======== Material

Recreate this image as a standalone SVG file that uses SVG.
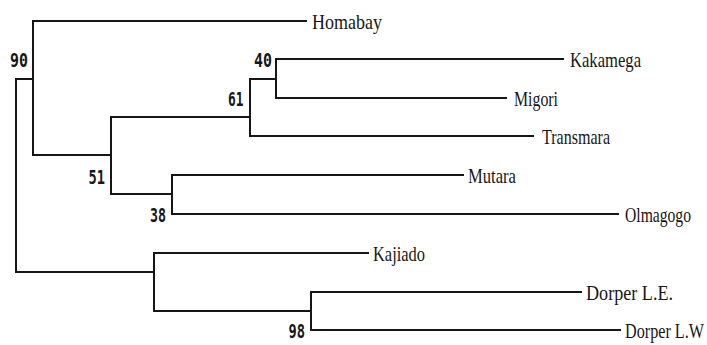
<svg xmlns="http://www.w3.org/2000/svg" width="707" height="345" viewBox="0 0 707 345">
  <style>
    .br { fill: none; stroke: #161616; stroke-width: 2; stroke-linecap: square; }
    .leaf { font-family: "Liberation Serif", "Times New Roman", serif; font-size: 22px; fill: #161616; }
    .bs { font-family: "DejaVu Sans Mono", "Liberation Mono", monospace; font-weight: bold; font-size: 19px; fill: #161616; }
  </style>
  <rect width="707" height="345" fill="#ffffff"/>

  <!-- branches of the tree -->
  <g id="connectors">
    <!-- root -->
    <path class="br" d="M33 79 H16 V272 H154"/>
    <!-- node 90 -->
    <path class="br" d="M306 21 H33 V155 H111"/>
    <!-- node 51 -->
    <path class="br" d="M250 117 H111 V194 H172"/>
    <!-- node 61 -->
    <path class="br" d="M276 79 H250 V136 H533"/>
    <!-- node 40 -->
    <path class="br" d="M563 59 H276 V98 H506"/>
    <!-- node 38 -->
    <path class="br" d="M463 175 H172 V214 H618"/>
    <!-- Kajiado / Dorper clade -->
    <path class="br" d="M368 253 H154 V311 H311"/>
    <!-- node 98 -->
    <path class="br" d="M581 292 H311 V330 H620"/>
  </g>

  <!-- leaves: serif names, condensed horizontally to 75% -->
  <g id="leaf-homabay"><text class="leaf" transform="translate(312 28.5) scale(0.75 1)" textLength="93.3" lengthAdjust="spacingAndGlyphs">Homabay</text></g>
  <g id="leaf-kakamega"><text class="leaf" transform="translate(570 66.5) scale(0.75 1)" textLength="94.7" lengthAdjust="spacingAndGlyphs">Kakamega</text></g>
  <g id="leaf-migori"><text class="leaf" transform="translate(514 105.5) scale(0.75 1)" textLength="58.7" lengthAdjust="spacingAndGlyphs">Migori</text></g>
  <g id="leaf-transmara"><text class="leaf" transform="translate(542 143.5) scale(0.75 1)" textLength="90.7" lengthAdjust="spacingAndGlyphs">Transmara</text></g>
  <g id="leaf-mutara"><text class="leaf" transform="translate(468 182.5) scale(0.75 1)" textLength="64" lengthAdjust="spacingAndGlyphs">Mutara</text></g>
  <g id="leaf-olmagogo"><text class="leaf" transform="translate(625 221.5) scale(0.75 1)" textLength="88" lengthAdjust="spacingAndGlyphs">Olmagogo</text></g>
  <g id="leaf-kajiado"><text class="leaf" transform="translate(373 260.5) scale(0.75 1)" textLength="69.3" lengthAdjust="spacingAndGlyphs">Kajiado</text></g>
  <g id="leaf-dorper-le"><text class="leaf" transform="translate(586 299.5) scale(0.75 1)" textLength="116" lengthAdjust="spacingAndGlyphs">Dorper L.E.</text></g>
  <g id="leaf-dorper-lw"><text class="leaf" transform="translate(625 337.5) scale(0.75 1)" textLength="105.3" lengthAdjust="spacingAndGlyphs">Dorper L.W</text></g>

  <!-- bootstrap values at internal nodes -->
  <g id="node-90"><text class="bs" x="10" y="66.5" textLength="18" lengthAdjust="spacingAndGlyphs">90</text></g>
  <g id="node-40"><text class="bs" x="254" y="66.5" textLength="18" lengthAdjust="spacingAndGlyphs">40</text></g>
  <g id="node-61"><text class="bs" x="228" y="106" textLength="15.5" lengthAdjust="spacingAndGlyphs">61</text></g>
  <g id="node-51"><text class="bs" x="88.5" y="183.5" textLength="16.5" lengthAdjust="spacingAndGlyphs">51</text></g>
  <g id="node-38"><text class="bs" x="150" y="221.5" textLength="16" lengthAdjust="spacingAndGlyphs">38</text></g>
  <g id="node-98"><text class="bs" x="288.5" y="338" textLength="16.5" lengthAdjust="spacingAndGlyphs">98</text></g>
</svg>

================

- What to work on -
Copy each line exactly, and leave the pictures out of your copy.

- Result of this task -
Recreate this image as a standalone SVG file that uses SVG.
<svg xmlns="http://www.w3.org/2000/svg" width="707" height="345" viewBox="0 0 707 345">
  <style>
    .br { fill: none; stroke: #161616; stroke-width: 2; stroke-linecap: square; }
    .leaf { font-family: "Liberation Serif", "Times New Roman", serif; font-size: 22px; fill: #161616; }
    .bs { font-family: "DejaVu Sans Mono", "Liberation Mono", monospace; font-weight: bold; font-size: 19px; fill: #161616; }
  </style>
  <rect width="707" height="345" fill="#ffffff"/>

  <!-- branches of the tree -->
  <g id="connectors">
    <!-- root -->
    <path class="br" d="M33 79 H16 V272 H154"/>
    <!-- node 90 -->
    <path class="br" d="M306 21 H33 V155 H111"/>
    <!-- node 51 -->
    <path class="br" d="M250 117 H111 V194 H172"/>
    <!-- node 61 -->
    <path class="br" d="M276 79 H250 V136 H533"/>
    <!-- node 40 -->
    <path class="br" d="M563 59 H276 V98 H506"/>
    <!-- node 38 -->
    <path class="br" d="M463 175 H172 V214 H618"/>
    <!-- Kajiado / Dorper clade -->
    <path class="br" d="M368 253 H154 V311 H311"/>
    <!-- node 98 -->
    <path class="br" d="M581 292 H311 V330 H620"/>
  </g>

  <!-- leaves: serif names, condensed horizontally to 75% -->
  <g id="leaf-homabay"><text class="leaf" transform="translate(312 28.5) scale(0.75 1)" textLength="93.3" lengthAdjust="spacingAndGlyphs">Homabay</text></g>
  <g id="leaf-kakamega"><text class="leaf" transform="translate(570 66.5) scale(0.75 1)" textLength="94.7" lengthAdjust="spacingAndGlyphs">Kakamega</text></g>
  <g id="leaf-migori"><text class="leaf" transform="translate(514 105.5) scale(0.75 1)" textLength="58.7" lengthAdjust="spacingAndGlyphs">Migori</text></g>
  <g id="leaf-transmara"><text class="leaf" transform="translate(542 143.5) scale(0.75 1)" textLength="90.7" lengthAdjust="spacingAndGlyphs">Transmara</text></g>
  <g id="leaf-mutara"><text class="leaf" transform="translate(468 182.5) scale(0.75 1)" textLength="64" lengthAdjust="spacingAndGlyphs">Mutara</text></g>
  <g id="leaf-olmagogo"><text class="leaf" transform="translate(625 221.5) scale(0.75 1)" textLength="88" lengthAdjust="spacingAndGlyphs">Olmagogo</text></g>
  <g id="leaf-kajiado"><text class="leaf" transform="translate(373 260.5) scale(0.75 1)" textLength="69.3" lengthAdjust="spacingAndGlyphs">Kajiado</text></g>
  <g id="leaf-dorper-le"><text class="leaf" transform="translate(586 299.5) scale(0.75 1)" textLength="116" lengthAdjust="spacingAndGlyphs">Dorper L.E.</text></g>
  <g id="leaf-dorper-lw"><text class="leaf" transform="translate(625 337.5) scale(0.75 1)" textLength="105.3" lengthAdjust="spacingAndGlyphs">Dorper L.W</text></g>

  <!-- bootstrap values at internal nodes -->
  <g id="node-90"><text class="bs" x="10" y="66.5" textLength="18" lengthAdjust="spacingAndGlyphs">90</text></g>
  <g id="node-40"><text class="bs" x="254" y="66.5" textLength="18" lengthAdjust="spacingAndGlyphs">40</text></g>
  <g id="node-61"><text class="bs" x="228" y="106" textLength="15.5" lengthAdjust="spacingAndGlyphs">61</text></g>
  <g id="node-51"><text class="bs" x="88.5" y="183.5" textLength="16.5" lengthAdjust="spacingAndGlyphs">51</text></g>
  <g id="node-38"><text class="bs" x="150" y="221.5" textLength="16" lengthAdjust="spacingAndGlyphs">38</text></g>
  <g id="node-98"><text class="bs" x="288.5" y="338" textLength="16.5" lengthAdjust="spacingAndGlyphs">98</text></g>
</svg>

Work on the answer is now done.